=== Data block ===

* * *

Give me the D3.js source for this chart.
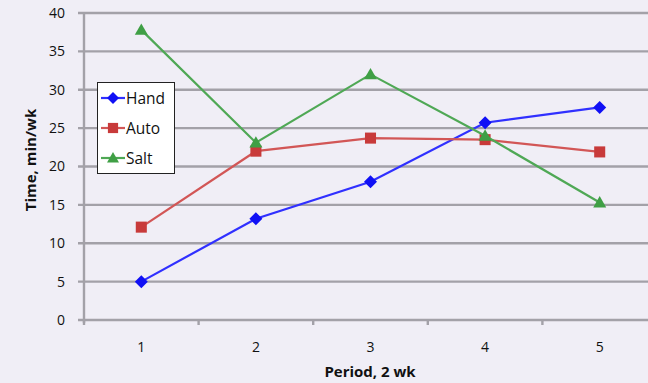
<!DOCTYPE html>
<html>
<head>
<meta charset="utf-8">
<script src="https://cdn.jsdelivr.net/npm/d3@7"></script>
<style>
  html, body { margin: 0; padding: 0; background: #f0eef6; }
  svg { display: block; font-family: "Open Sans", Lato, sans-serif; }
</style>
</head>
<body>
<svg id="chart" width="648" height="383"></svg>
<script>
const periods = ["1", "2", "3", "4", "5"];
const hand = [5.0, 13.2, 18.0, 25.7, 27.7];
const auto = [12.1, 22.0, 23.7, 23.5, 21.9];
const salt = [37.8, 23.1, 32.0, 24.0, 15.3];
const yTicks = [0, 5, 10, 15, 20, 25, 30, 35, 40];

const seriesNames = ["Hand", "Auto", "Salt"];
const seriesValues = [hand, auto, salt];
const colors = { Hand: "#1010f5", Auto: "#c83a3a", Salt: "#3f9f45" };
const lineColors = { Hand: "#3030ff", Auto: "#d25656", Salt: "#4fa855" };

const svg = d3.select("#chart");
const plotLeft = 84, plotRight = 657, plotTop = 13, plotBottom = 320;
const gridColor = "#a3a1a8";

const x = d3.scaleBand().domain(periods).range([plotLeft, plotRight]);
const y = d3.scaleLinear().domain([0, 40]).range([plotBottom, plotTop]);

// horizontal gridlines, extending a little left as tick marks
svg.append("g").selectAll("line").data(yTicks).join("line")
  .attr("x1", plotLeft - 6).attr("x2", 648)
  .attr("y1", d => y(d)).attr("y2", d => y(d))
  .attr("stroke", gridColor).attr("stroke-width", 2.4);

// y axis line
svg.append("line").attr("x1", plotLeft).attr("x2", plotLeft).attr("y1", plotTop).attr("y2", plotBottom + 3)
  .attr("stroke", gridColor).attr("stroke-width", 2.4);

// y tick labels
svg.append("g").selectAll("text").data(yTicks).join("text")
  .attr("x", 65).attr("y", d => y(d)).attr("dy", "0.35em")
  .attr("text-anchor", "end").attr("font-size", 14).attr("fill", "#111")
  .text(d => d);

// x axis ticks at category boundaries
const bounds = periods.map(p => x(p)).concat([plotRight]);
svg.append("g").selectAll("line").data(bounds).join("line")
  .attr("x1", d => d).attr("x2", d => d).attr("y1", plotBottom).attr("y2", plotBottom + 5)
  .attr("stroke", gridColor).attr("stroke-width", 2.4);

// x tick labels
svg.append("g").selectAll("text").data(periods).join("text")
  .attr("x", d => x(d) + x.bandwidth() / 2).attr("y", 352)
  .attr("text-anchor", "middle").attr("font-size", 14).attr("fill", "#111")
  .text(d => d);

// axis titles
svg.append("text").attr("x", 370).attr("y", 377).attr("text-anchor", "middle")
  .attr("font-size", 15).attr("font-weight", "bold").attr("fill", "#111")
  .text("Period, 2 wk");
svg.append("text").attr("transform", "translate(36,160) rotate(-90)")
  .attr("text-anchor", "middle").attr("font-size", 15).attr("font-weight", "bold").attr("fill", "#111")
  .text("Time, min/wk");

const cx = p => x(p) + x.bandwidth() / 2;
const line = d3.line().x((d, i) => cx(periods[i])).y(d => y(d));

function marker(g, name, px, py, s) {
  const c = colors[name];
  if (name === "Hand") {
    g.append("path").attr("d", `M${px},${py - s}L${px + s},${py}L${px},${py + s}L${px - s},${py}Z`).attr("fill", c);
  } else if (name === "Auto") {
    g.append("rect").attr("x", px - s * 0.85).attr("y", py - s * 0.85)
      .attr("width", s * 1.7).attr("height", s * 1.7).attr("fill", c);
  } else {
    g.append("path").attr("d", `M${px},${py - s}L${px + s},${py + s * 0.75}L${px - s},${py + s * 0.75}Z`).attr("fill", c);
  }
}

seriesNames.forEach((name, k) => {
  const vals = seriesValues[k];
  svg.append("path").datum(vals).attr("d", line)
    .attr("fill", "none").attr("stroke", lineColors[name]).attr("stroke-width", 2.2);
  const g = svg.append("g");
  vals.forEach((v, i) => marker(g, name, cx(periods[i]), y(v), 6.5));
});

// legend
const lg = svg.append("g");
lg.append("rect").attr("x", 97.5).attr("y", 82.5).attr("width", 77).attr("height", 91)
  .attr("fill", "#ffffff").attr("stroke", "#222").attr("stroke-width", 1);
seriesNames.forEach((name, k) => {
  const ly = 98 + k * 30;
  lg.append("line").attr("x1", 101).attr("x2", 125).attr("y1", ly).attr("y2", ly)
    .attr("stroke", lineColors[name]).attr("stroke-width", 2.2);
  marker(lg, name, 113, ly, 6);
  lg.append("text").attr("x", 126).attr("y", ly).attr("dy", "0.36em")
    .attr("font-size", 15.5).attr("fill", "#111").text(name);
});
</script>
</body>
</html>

* * *

=== Instruction ===
Restate the whole of the material word for word without the pictures.

=== Response to this task ===
Give me the D3.js source for this chart.
<!DOCTYPE html>
<html>
<head>
<meta charset="utf-8">
<script src="https://cdn.jsdelivr.net/npm/d3@7"></script>
<style>
  html, body { margin: 0; padding: 0; background: #f0eef6; }
  svg { display: block; font-family: "Open Sans", Lato, sans-serif; }
</style>
</head>
<body>
<svg id="chart" width="648" height="383"></svg>
<script>
const periods = ["1", "2", "3", "4", "5"];
const hand = [5.0, 13.2, 18.0, 25.7, 27.7];
const auto = [12.1, 22.0, 23.7, 23.5, 21.9];
const salt = [37.8, 23.1, 32.0, 24.0, 15.3];
const yTicks = [0, 5, 10, 15, 20, 25, 30, 35, 40];

const seriesNames = ["Hand", "Auto", "Salt"];
const seriesValues = [hand, auto, salt];
const colors = { Hand: "#1010f5", Auto: "#c83a3a", Salt: "#3f9f45" };
const lineColors = { Hand: "#3030ff", Auto: "#d25656", Salt: "#4fa855" };

const svg = d3.select("#chart");
const plotLeft = 84, plotRight = 657, plotTop = 13, plotBottom = 320;
const gridColor = "#a3a1a8";

const x = d3.scaleBand().domain(periods).range([plotLeft, plotRight]);
const y = d3.scaleLinear().domain([0, 40]).range([plotBottom, plotTop]);

// horizontal gridlines, extending a little left as tick marks
svg.append("g").selectAll("line").data(yTicks).join("line")
  .attr("x1", plotLeft - 6).attr("x2", 648)
  .attr("y1", d => y(d)).attr("y2", d => y(d))
  .attr("stroke", gridColor).attr("stroke-width", 2.4);

// y axis line
svg.append("line").attr("x1", plotLeft).attr("x2", plotLeft).attr("y1", plotTop).attr("y2", plotBottom + 3)
  .attr("stroke", gridColor).attr("stroke-width", 2.4);

// y tick labels
svg.append("g").selectAll("text").data(yTicks).join("text")
  .attr("x", 65).attr("y", d => y(d)).attr("dy", "0.35em")
  .attr("text-anchor", "end").attr("font-size", 14).attr("fill", "#111")
  .text(d => d);

// x axis ticks at category boundaries
const bounds = periods.map(p => x(p)).concat([plotRight]);
svg.append("g").selectAll("line").data(bounds).join("line")
  .attr("x1", d => d).attr("x2", d => d).attr("y1", plotBottom).attr("y2", plotBottom + 5)
  .attr("stroke", gridColor).attr("stroke-width", 2.4);

// x tick labels
svg.append("g").selectAll("text").data(periods).join("text")
  .attr("x", d => x(d) + x.bandwidth() / 2).attr("y", 352)
  .attr("text-anchor", "middle").attr("font-size", 14).attr("fill", "#111")
  .text(d => d);

// axis titles
svg.append("text").attr("x", 370).attr("y", 377).attr("text-anchor", "middle")
  .attr("font-size", 15).attr("font-weight", "bold").attr("fill", "#111")
  .text("Period, 2 wk");
svg.append("text").attr("transform", "translate(36,160) rotate(-90)")
  .attr("text-anchor", "middle").attr("font-size", 15).attr("font-weight", "bold").attr("fill", "#111")
  .text("Time, min/wk");

const cx = p => x(p) + x.bandwidth() / 2;
const line = d3.line().x((d, i) => cx(periods[i])).y(d => y(d));

function marker(g, name, px, py, s) {
  const c = colors[name];
  if (name === "Hand") {
    g.append("path").attr("d", `M${px},${py - s}L${px + s},${py}L${px},${py + s}L${px - s},${py}Z`).attr("fill", c);
  } else if (name === "Auto") {
    g.append("rect").attr("x", px - s * 0.85).attr("y", py - s * 0.85)
      .attr("width", s * 1.7).attr("height", s * 1.7).attr("fill", c);
  } else {
    g.append("path").attr("d", `M${px},${py - s}L${px + s},${py + s * 0.75}L${px - s},${py + s * 0.75}Z`).attr("fill", c);
  }
}

seriesNames.forEach((name, k) => {
  const vals = seriesValues[k];
  svg.append("path").datum(vals).attr("d", line)
    .attr("fill", "none").attr("stroke", lineColors[name]).attr("stroke-width", 2.2);
  const g = svg.append("g");
  vals.forEach((v, i) => marker(g, name, cx(periods[i]), y(v), 6.5));
});

// legend
const lg = svg.append("g");
lg.append("rect").attr("x", 97.5).attr("y", 82.5).attr("width", 77).attr("height", 91)
  .attr("fill", "#ffffff").attr("stroke", "#222").attr("stroke-width", 1);
seriesNames.forEach((name, k) => {
  const ly = 98 + k * 30;
  lg.append("line").attr("x1", 101).attr("x2", 125).attr("y1", ly).attr("y2", ly)
    .attr("stroke", lineColors[name]).attr("stroke-width", 2.2);
  marker(lg, name, 113, ly, 6);
  lg.append("text").attr("x", 126).attr("y", ly).attr("dy", "0.36em")
    .attr("font-size", 15.5).attr("fill", "#111").text(name);
});
</script>
</body>
</html>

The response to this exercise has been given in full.